Report: Plea deal in works for ‘dead’ banker Aubrey Lee Price

Banker accused of taking millions appeared in court after almost one year

A plea deal is reportedly in place in the case of Aubrey Lee Price, the former fugitive bank director who faked his death and was captured New Year’s Eve after 18 months on the lam.

A change of plea hearing is scheduled for Thursday in a Statesboro federal court where he was scheduled for trial on bank fraud charges June 23, according to online federal court records.

The Associated Press reported that Assistant U.S. Attorney Brian Rafferty said in court Tuesday that there is “a plea agreement in place” with Price, 47.

An attorney for Price and the U.S. Attorney’s Office in Savannah did not immediately return calls for comment.

Price, an investment adviser and preacher, is accused of embezzling more than $21 million from Montgomery Bank & Trust, a small bank in the town of Ailey in south Georgia. Price and a group of investors from his advisory business had pumped $10 million into the bank to save it in late 2010.

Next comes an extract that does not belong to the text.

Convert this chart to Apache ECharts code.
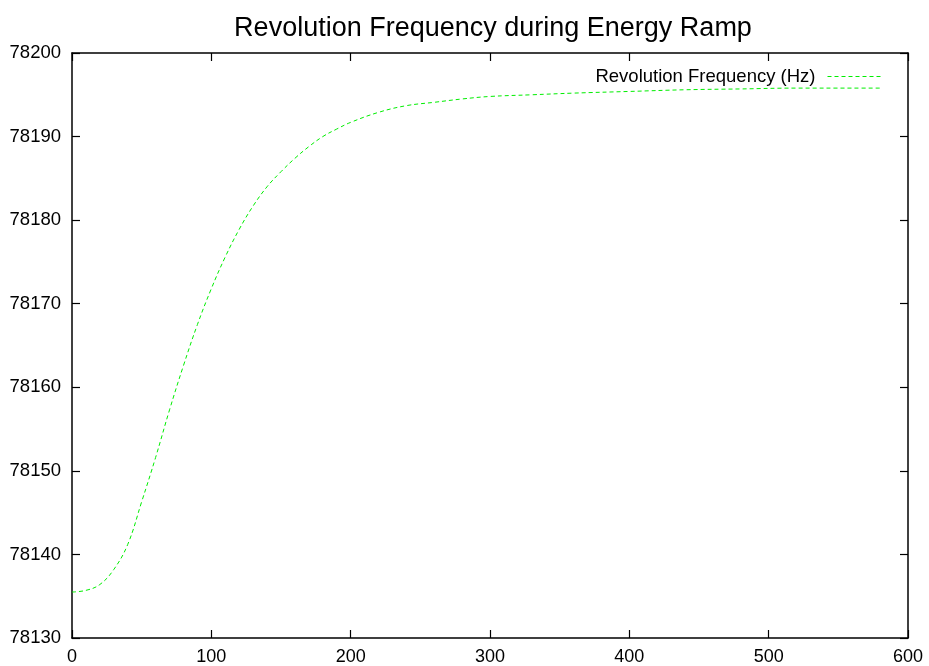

Prosecutors said Price took control of the bank’s securities portfolio and diverted money from bank reserves, then lost it in speculative trading and other investments. Price separately is accused in a civil case of misappropriating funds from clients in his investment business.

In June 2012, Price disappeared and the bank failed the following month. In suicide notes sent to his family and associates, Price admitted to misappropriating money and producing false financial statements in frenzied attempts to make back heavy losses.

He was seen boarding a ferry in Key West, Fla., and later declared dead by a Florida court. Price was arrested on Dec. 31 near Brunswick, Ga., following a traffic stop.

In April, prosecutors expanded the indictment against Price from one felony charge of bank fraud to 17.